P. Morris: OKFocus's lens is through technology, that perspective is really heavy in their work, and it's definitely a component to my music and identity as an artist. So conceptually we had that digital common ground.

Ryder Ripps: There’s also a human element to (your) music, which I think we share.

P. Morris: Yeah, a lot of my preoccupation is trying to reconcile digital elements that I love about current popular music with the timeless qualities of recorded live instruments like strings.

Ryder Ripps: That tactility is something I like about art that uses technology... it should be about an artist emoting through technology, which is a constant struggle. Some electronic based art is purely a celebration of technology, showmanship or something.

P. Morris: Yeah totally, a lot of that electronic based art is pure artifice.

Ryder Ripps: I wanted to do a Streetview music video for a while.. proof of concept here.

P. Morris: The music came first.

Ryder Ripps: Then we found scenes around the world in Google Streetview that matched.

P. Morris: I had the majority of the mixtape sort of composed by the time I got in contact with Ryder for the website. We spent a couple months going back and forth sharing different locations via Google Docs.

Ryder Ripps: How did you write? Was there a structure predefined or was it more sample-based? Also what’s your process with sequencing? Do you start with a loop or a larger sketch?

P. Morris: Orchestration and arrangement are really my preoccupation when it comes to writing music.
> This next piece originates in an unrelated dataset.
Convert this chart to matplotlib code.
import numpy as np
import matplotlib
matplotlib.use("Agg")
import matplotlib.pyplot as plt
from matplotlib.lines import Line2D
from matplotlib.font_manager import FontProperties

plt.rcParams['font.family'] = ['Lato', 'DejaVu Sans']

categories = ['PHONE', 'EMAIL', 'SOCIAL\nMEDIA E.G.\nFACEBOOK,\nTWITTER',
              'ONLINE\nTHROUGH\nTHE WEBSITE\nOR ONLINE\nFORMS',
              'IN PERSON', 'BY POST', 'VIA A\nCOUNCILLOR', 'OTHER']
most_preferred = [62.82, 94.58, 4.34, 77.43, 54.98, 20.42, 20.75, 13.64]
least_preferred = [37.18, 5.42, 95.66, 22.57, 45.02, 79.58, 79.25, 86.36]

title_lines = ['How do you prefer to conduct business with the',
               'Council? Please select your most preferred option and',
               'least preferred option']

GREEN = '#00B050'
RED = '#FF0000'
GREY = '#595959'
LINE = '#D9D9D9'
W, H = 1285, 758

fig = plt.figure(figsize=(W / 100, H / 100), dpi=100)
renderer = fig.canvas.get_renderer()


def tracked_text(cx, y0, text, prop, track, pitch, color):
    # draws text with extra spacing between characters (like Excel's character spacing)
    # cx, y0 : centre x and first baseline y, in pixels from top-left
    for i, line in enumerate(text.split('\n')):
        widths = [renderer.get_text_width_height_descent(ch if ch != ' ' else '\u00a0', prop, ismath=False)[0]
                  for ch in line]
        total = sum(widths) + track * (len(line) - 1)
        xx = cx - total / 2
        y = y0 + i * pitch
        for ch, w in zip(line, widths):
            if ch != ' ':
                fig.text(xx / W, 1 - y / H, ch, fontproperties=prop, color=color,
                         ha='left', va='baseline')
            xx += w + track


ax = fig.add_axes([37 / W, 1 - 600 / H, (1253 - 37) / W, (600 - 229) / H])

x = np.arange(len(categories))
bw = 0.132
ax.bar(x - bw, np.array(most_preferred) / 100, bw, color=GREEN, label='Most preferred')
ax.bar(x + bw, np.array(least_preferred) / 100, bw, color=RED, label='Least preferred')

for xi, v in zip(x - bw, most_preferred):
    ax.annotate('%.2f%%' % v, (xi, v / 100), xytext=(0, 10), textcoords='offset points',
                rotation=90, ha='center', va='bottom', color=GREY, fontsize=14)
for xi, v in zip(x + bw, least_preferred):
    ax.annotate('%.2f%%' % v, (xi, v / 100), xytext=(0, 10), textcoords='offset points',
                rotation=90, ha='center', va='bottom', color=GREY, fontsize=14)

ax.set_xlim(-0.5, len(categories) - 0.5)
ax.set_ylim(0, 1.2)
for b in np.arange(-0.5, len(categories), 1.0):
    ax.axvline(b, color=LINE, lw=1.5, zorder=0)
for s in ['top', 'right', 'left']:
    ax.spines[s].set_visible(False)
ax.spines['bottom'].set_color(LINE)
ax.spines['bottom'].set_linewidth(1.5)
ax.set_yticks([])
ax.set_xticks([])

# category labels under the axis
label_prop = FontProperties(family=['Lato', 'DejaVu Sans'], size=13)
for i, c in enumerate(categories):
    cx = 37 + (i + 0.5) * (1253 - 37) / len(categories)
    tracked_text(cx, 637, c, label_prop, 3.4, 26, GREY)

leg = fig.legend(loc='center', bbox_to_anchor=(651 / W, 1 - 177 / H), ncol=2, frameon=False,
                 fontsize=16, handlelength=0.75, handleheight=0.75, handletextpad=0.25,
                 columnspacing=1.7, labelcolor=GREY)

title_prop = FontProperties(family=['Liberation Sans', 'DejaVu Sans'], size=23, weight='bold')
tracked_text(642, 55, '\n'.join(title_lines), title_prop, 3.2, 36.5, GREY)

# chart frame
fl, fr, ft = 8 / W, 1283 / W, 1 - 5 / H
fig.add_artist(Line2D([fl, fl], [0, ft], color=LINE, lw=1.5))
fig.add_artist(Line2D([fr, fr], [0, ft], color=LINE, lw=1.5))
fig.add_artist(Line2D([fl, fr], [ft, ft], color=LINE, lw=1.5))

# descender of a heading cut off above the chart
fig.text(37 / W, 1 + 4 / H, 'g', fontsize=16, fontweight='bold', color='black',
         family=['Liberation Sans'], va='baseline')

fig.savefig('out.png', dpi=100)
My ear has really always been more attuned to timbre and instrumentation and it's something I've been learning to embrace... I feel like the current music climate is dominated by "fat beats" and "sick bass" blah blah, but I'm coming from sort of a forgotten school where the instrumentation is the story, or the focal point of the music.

For a lot of the material on Debut, I started with just raw beats, all in Ableton. I started writing a majority of it in 2011 when my resources were a little more limited. But halfway through it, things started to pick up so I was able to come to LA and record some live instrumentation with an ensemble put together by my collaborator, Mocky. Via Mocky, we were able to co-arrange some orchestral stuff, which I think is most apparent on the song "Breakfast at Richmans", but it's scattered throughout the record. To answer your question though Ryder, I really try to break the loop. Being a melody guy, I sit down in front of the piano or the Fender Rhodes and I pound out the basis of the song until I stumble upon a progression that makes sense, and then I try to ease the digital aspects in until there's a seamless balance.
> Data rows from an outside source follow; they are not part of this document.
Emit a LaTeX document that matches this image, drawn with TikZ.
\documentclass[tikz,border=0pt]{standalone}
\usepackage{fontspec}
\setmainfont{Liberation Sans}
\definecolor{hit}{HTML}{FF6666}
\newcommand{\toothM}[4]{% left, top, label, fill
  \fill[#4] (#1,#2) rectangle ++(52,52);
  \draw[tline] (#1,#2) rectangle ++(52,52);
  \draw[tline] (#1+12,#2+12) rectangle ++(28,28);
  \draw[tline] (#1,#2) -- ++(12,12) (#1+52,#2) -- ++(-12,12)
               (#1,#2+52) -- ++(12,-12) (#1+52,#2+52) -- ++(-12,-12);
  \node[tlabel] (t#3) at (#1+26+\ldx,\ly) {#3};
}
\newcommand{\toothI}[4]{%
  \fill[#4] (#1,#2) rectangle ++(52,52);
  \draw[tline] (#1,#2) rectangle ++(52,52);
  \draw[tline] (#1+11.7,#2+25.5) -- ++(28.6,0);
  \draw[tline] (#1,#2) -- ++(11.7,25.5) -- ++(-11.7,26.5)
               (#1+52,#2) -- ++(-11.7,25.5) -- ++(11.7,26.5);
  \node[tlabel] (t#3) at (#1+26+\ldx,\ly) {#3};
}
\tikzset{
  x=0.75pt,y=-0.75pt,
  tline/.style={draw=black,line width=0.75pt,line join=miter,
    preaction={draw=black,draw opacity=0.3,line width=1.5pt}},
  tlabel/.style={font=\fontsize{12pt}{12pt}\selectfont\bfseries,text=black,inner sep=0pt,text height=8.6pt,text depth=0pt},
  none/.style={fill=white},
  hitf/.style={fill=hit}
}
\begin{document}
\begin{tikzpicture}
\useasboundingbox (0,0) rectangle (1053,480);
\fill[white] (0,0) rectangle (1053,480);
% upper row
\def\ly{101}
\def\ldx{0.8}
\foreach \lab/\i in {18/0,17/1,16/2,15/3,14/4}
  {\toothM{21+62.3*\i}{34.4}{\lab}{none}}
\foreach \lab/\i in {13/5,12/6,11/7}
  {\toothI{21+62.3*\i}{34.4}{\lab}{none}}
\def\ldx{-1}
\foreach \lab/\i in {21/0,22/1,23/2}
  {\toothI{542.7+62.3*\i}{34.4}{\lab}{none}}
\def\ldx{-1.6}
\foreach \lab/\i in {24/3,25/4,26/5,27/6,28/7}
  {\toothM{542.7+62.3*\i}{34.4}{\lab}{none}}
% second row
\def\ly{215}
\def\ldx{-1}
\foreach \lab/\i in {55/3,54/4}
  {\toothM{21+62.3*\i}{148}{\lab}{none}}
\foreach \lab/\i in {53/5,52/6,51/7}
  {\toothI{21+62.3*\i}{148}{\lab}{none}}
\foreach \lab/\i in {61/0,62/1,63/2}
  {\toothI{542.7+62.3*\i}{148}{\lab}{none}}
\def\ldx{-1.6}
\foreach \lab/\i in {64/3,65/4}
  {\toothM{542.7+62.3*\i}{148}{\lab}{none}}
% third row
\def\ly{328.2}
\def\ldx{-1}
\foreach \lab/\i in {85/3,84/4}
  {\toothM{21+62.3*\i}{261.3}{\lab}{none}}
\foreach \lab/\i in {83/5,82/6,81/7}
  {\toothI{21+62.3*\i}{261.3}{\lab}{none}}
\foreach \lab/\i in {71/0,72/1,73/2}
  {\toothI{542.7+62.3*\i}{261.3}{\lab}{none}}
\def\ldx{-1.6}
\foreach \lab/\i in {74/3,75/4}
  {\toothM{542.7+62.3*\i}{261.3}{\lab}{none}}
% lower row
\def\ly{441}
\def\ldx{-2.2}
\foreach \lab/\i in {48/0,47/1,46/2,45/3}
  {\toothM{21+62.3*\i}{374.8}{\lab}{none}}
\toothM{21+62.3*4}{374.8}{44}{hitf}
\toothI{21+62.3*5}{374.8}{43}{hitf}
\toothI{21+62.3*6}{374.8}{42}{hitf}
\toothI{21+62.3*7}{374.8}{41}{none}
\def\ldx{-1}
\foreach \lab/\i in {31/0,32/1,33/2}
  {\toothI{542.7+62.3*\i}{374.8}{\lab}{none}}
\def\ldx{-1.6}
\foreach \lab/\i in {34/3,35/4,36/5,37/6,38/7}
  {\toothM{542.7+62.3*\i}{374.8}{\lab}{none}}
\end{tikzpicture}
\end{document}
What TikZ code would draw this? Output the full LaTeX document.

I thought a visual element was imperative, as its mostly an instrumental release, that visual will be really necessary in terms of creating a context that the average listener will be able to relate with. Also though, I wanted people to be able to imagine the music as a companion to whatever the listener might be doing...That Mars link Ryder dropped, it was literally inside a bodega. Then the idea sort of evolved in my head, to be more regal, palatial. Which I think brought us to some more luxurious locations. Ryder, how did you go about finding some of those crazy remote outdoor locations?

Ryder Ripps: There are some Streetview blogs that list cool locations, other ones I found by going through Streetview photographers’ portfolios, and some just putting the marker in remote places and thinking "wonder what it’s like over yonder". I think we were attracted to simulating a Myst-like experience.

Google Streetview for many is a purely practical thing... even if they have seen Streetview art and such, rarely do people do Streetview tourism... which is a shame. It’s so crazy how you can see a very realistic depiction of so many places on earth.

P. Morris: Omg, I used to play the shit out of Riven and Myst both, never knew this about you.

Ryder Ripps: I was also into Half Life and Tetris.

P. Morris: How long did it take you to put everything together in the form that we see today, Ryder? Speaking specifically on the programming end, I know that shit had to be time-consuming.

Ryder Ripps: The basic site we put together in a day or so... lots of tweaks and deciding the locations and minor edits to interface. But the true answer is 58 years. Takes lifetimes to be this fresh.